Puget Sound’s Industrial Leasing Activity is Explosive in 2021
By Brian Cagayat, Research Analyst, Cushman & Wakefield
Washington officially reopened at the end of the second quarter of 2021, lifting most of the COVID-19
restrictions that had been in place for more than a year and bringing a mixture of relief and uncertainty to residents and businesses. Workers in the industrial sector were mostly considered essential, so many continued to work onsite through the pandemic. The industrial sector was also instrumental in helping aid and support everyone through the pandemic conditions, with some of those leading industrial users based here in the Puget Sound.
New leasing activity in the Puget Sound region has been explosive in 2021, totaling 14.1 million square feet in the first half of the year. This has nearly equaled the 15 million square feet of annual activity tracked in all of 2020. Net occupancy growth still remains a bit in the red through the first half of 2021 with a negative 423,000 square feet of absorption. However, we expect a considerable portion (of over 10 percent) of the 29.1 million square feet of leasing activity signed since 2020 to translate into net growth in future quarters once those companies officially take occupancy. Ecommerce and 3PL firms have been the main occupiers, taking large blocks of space at the outer edges of the region, from as far south as Lacey and as far north as Arlington.
Construction is also on pace with 2020 figures. About 1.8 million square feet has been delivered so far in 2021, which is nearly 200,000 square feet above the 1.6 million square feet completed at mid-year 2020. Meanwhile, about 5.9 million square feet of the 10.8 million square feet of space currently under construction is slated for delivery by year’s end.
Landlords and tenants alike have been focusing on the rapidly growing South Sound market, where land is cheaper for development and rental rates are traditionally lower than the submarkets closer to downtown Seattle and the industrial-heavy Kent Valley. The same could be said for the Northend market, where Amazon has preleased nearly 3 million square feet in two projects. This includes Project Roxy (aka Amazon at Arlington) in the North Snohomish submarket and LogistiCenter at Mountain View in the Everett submarket.

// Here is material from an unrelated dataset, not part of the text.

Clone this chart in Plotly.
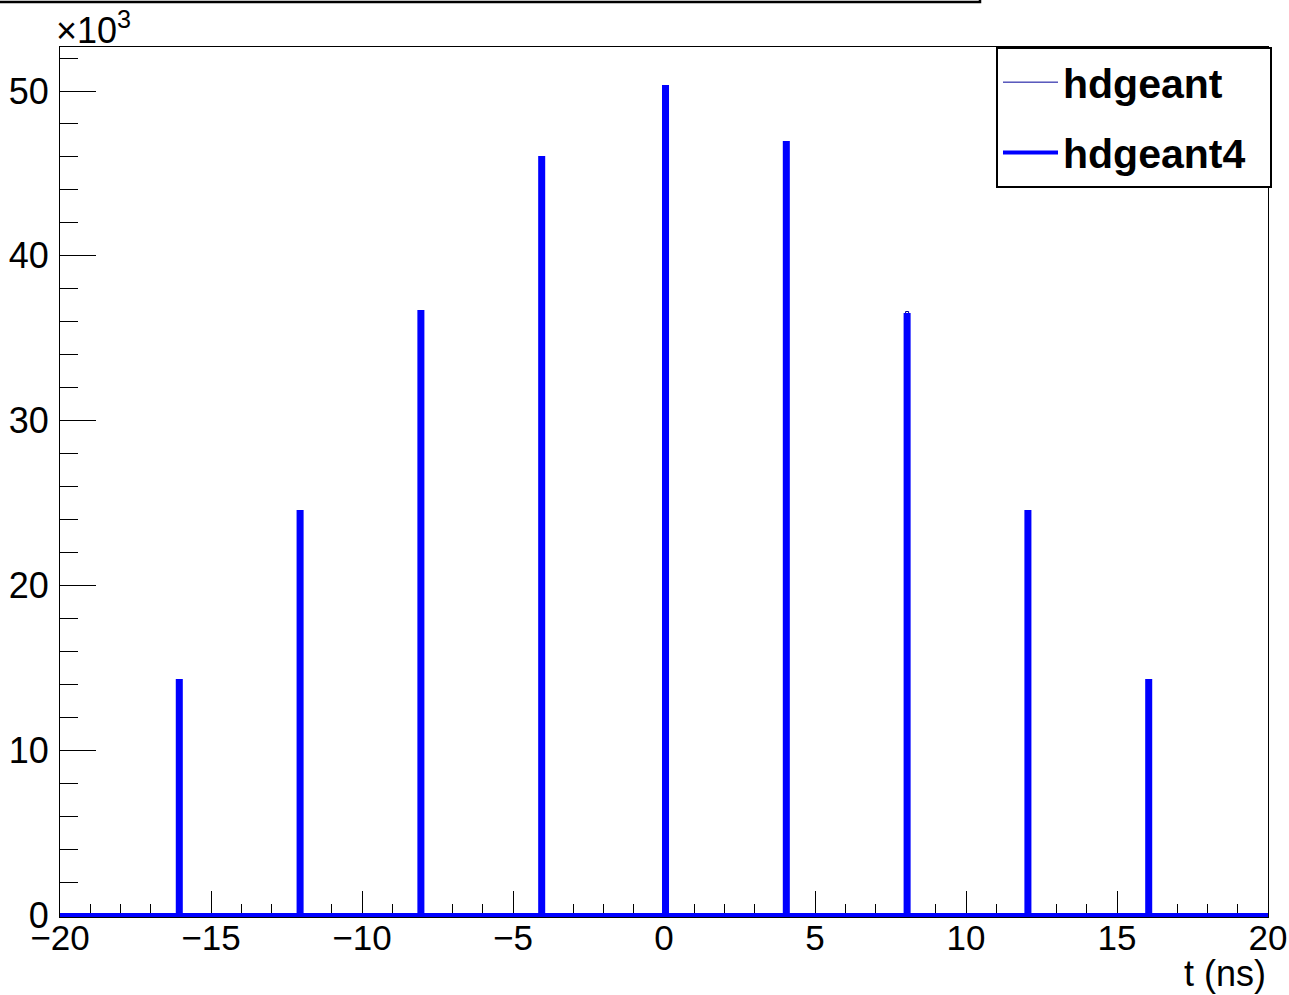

Vacancy grew slightly year over year in the Seattle market, rising 120 basis points from 4.3 percent to 5.5 percent. Despite the additional space, the rate is forecasted to drop over the next 12 months as demand for
premium product is expected to grow considerably. Rent also rose year over year, ending the second quarter at a rate of $0.92 per square foot on a monthly, triple-net basis. This was an increase of 4.1 percent (+$0.04) year over year. Prices are expected to rise through the rest of the year due to the region’s low vacancy rates, new
premier space expected to deliver, and the expansion of ecommerce and 3PL companies throughout the region.
Industrial buyers are still attracted to the Seattle market despite the pandemic’s effects on investment sales. According to Real Capital Analytics, a total of $1.3 billion in industrial product has traded since the beginning of the year, a 138.2 percent year-over-year change. Sales are almost certain to surpass the $1.9 billion that traded during 2020.
The Seattle industrial market’s outlook remains positive, with leasing activity and tenant demand expected to outpace new construction.